Aim ▸ Repeat the records below exactly.

Source code of charts ▸

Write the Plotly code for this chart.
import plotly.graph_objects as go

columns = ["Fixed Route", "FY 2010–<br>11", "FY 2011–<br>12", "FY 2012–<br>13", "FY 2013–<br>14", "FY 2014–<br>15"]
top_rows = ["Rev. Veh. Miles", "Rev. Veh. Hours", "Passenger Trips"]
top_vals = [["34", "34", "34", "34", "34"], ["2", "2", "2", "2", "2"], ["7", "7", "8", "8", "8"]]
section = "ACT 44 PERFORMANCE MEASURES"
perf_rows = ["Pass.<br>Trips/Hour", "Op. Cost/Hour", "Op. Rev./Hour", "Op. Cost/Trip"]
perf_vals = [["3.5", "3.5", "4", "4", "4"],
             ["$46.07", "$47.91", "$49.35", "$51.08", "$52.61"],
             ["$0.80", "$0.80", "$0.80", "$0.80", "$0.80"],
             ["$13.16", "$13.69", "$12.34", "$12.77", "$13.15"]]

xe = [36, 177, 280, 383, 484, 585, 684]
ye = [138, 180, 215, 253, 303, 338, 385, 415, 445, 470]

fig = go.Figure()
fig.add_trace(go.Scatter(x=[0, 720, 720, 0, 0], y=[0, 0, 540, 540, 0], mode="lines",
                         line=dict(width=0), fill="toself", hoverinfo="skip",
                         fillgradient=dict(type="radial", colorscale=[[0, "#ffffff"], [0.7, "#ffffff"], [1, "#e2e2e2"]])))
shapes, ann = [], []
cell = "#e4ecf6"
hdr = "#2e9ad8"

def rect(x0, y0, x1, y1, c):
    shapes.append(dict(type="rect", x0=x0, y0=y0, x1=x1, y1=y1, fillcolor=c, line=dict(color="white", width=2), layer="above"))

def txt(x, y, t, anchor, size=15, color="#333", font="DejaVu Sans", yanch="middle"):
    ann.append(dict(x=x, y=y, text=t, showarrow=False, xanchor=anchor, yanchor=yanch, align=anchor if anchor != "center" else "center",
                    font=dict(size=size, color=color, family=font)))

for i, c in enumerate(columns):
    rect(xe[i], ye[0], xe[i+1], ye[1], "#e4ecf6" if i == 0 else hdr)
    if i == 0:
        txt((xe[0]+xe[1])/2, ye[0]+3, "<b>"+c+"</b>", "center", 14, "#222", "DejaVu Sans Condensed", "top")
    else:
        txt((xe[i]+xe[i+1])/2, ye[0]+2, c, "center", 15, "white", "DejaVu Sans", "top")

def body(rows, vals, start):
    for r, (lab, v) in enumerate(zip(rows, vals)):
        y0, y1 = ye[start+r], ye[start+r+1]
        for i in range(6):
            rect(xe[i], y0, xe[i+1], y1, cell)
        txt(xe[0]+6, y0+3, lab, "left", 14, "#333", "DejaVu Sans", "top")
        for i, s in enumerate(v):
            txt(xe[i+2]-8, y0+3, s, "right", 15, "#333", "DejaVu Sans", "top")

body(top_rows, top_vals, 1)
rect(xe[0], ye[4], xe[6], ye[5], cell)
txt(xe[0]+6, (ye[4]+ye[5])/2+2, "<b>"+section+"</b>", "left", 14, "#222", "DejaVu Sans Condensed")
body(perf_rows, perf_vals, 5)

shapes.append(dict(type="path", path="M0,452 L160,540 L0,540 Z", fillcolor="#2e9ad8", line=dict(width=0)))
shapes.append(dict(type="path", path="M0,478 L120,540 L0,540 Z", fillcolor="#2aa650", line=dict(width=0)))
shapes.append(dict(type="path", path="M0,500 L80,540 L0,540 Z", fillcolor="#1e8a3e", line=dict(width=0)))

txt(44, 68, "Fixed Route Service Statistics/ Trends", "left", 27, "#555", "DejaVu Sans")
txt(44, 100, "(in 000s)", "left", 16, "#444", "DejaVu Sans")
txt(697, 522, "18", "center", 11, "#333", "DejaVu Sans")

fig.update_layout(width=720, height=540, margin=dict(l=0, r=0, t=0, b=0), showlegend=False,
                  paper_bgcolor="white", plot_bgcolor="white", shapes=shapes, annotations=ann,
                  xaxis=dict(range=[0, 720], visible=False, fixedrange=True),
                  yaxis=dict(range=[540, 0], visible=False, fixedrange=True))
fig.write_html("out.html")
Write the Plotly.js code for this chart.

Answer in full ▸
Write the Plotly code for this chart.
import plotly.graph_objects as go

columns = ["Fixed Route", "FY 2010–<br>11", "FY 2011–<br>12", "FY 2012–<br>13", "FY 2013–<br>14", "FY 2014–<br>15"]
top_rows = ["Rev. Veh. Miles", "Rev. Veh. Hours", "Passenger Trips"]
top_vals = [["34", "34", "34", "34", "34"], ["2", "2", "2", "2", "2"], ["7", "7", "8", "8", "8"]]
section = "ACT 44 PERFORMANCE MEASURES"
perf_rows = ["Pass.<br>Trips/Hour", "Op. Cost/Hour", "Op. Rev./Hour", "Op. Cost/Trip"]
perf_vals = [["3.5", "3.5", "4", "4", "4"],
             ["$46.07", "$47.91", "$49.35", "$51.08", "$52.61"],
             ["$0.80", "$0.80", "$0.80", "$0.80", "$0.80"],
             ["$13.16", "$13.69", "$12.34", "$12.77", "$13.15"]]

xe = [36, 177, 280, 383, 484, 585, 684]
ye = [138, 180, 215, 253, 303, 338, 385, 415, 445, 470]

fig = go.Figure()
fig.add_trace(go.Scatter(x=[0, 720, 720, 0, 0], y=[0, 0, 540, 540, 0], mode="lines",
                         line=dict(width=0), fill="toself", hoverinfo="skip",
                         fillgradient=dict(type="radial", colorscale=[[0, "#ffffff"], [0.7, "#ffffff"], [1, "#e2e2e2"]])))
shapes, ann = [], []
cell = "#e4ecf6"
hdr = "#2e9ad8"

def rect(x0, y0, x1, y1, c):
    shapes.append(dict(type="rect", x0=x0, y0=y0, x1=x1, y1=y1, fillcolor=c, line=dict(color="white", width=2), layer="above"))

def txt(x, y, t, anchor, size=15, color="#333", font="DejaVu Sans", yanch="middle"):
    ann.append(dict(x=x, y=y, text=t, showarrow=False, xanchor=anchor, yanchor=yanch, align=anchor if anchor != "center" else "center",
                    font=dict(size=size, color=color, family=font)))

for i, c in enumerate(columns):
    rect(xe[i], ye[0], xe[i+1], ye[1], "#e4ecf6" if i == 0 else hdr)
    if i == 0:
        txt((xe[0]+xe[1])/2, ye[0]+3, "<b>"+c+"</b>", "center", 14, "#222", "DejaVu Sans Condensed", "top")
    else:
        txt((xe[i]+xe[i+1])/2, ye[0]+2, c, "center", 15, "white", "DejaVu Sans", "top")

def body(rows, vals, start):
    for r, (lab, v) in enumerate(zip(rows, vals)):
        y0, y1 = ye[start+r], ye[start+r+1]
        for i in range(6):
            rect(xe[i], y0, xe[i+1], y1, cell)
        txt(xe[0]+6, y0+3, lab, "left", 14, "#333", "DejaVu Sans", "top")
        for i, s in enumerate(v):
            txt(xe[i+2]-8, y0+3, s, "right", 15, "#333", "DejaVu Sans", "top")

body(top_rows, top_vals, 1)
rect(xe[0], ye[4], xe[6], ye[5], cell)
txt(xe[0]+6, (ye[4]+ye[5])/2+2, "<b>"+section+"</b>", "left", 14, "#222", "DejaVu Sans Condensed")
body(perf_rows, perf_vals, 5)

shapes.append(dict(type="path", path="M0,452 L160,540 L0,540 Z", fillcolor="#2e9ad8", line=dict(width=0)))
shapes.append(dict(type="path", path="M0,478 L120,540 L0,540 Z", fillcolor="#2aa650", line=dict(width=0)))
shapes.append(dict(type="path", path="M0,500 L80,540 L0,540 Z", fillcolor="#1e8a3e", line=dict(width=0)))

txt(44, 68, "Fixed Route Service Statistics/ Trends", "left", 27, "#555", "DejaVu Sans")
txt(44, 100, "(in 000s)", "left", 16, "#444", "DejaVu Sans")
txt(697, 522, "18", "center", 11, "#333", "DejaVu Sans")

fig.update_layout(width=720, height=540, margin=dict(l=0, r=0, t=0, b=0), showlegend=False,
                  paper_bgcolor="white", plot_bgcolor="white", shapes=shapes, annotations=ann,
                  xaxis=dict(range=[0, 720], visible=False, fixedrange=True),
                  yaxis=dict(range=[540, 0], visible=False, fixedrange=True))
fig.write_html("out.html")
Write the Plotly.js code for this chart.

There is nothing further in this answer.